What discoveries were made
The authors claim that the experiments have revealed several cases where services did not handle timeouts as gracefully as they should have. There aren’t any real numbers to back this claim up, but since they went through all this effort, we can probably make an educated guess.
Finally, the authors list some challenges and insights that should prove useful for anyone who wants to implement chaos engineering in their own organisation:
- Right now only one type of fault can be injected, but in reality services can fail in multiple ways.
- The systems under test are owned by different teams. Deploying new versions of chaos engineering features can therefore take many months, as you need to wait until all services have picked them up.
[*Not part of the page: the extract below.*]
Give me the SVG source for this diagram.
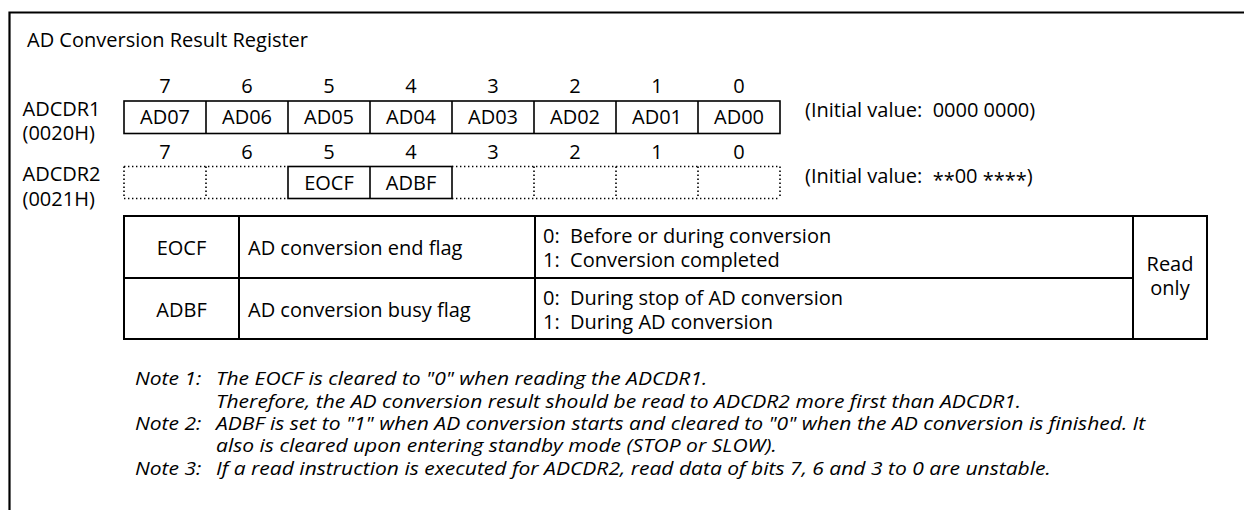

Even if you build it, they might not come: ChAP was made available to internal users, but only few teams were willing to actively use the service. This is why experiments are now often designed and executed centrally.
- Automated experiments must be created without domain knowledge about individual services and must have a low false positive rate, because otherwise one risks losing the confidence of developers. This greatly limits what can be done.
- Netflix software runs on many different device types. If an experiment only affects users of one particular device typeOr device brand!, it’s not likely to be detected. You can attempt to solve this by oversampling rare device types, but that would have the unwanted side-effect of increasing the impact for users with that device type.
- The outcome of an experiment can be deduced from the error count. This is not always reliable however, as some devices may generate errors over and over again, which leads to high error counts even though the actual impact is limited.
- Visualisation of existing data can sometimes reveal issues without the need to run ChAP experiments.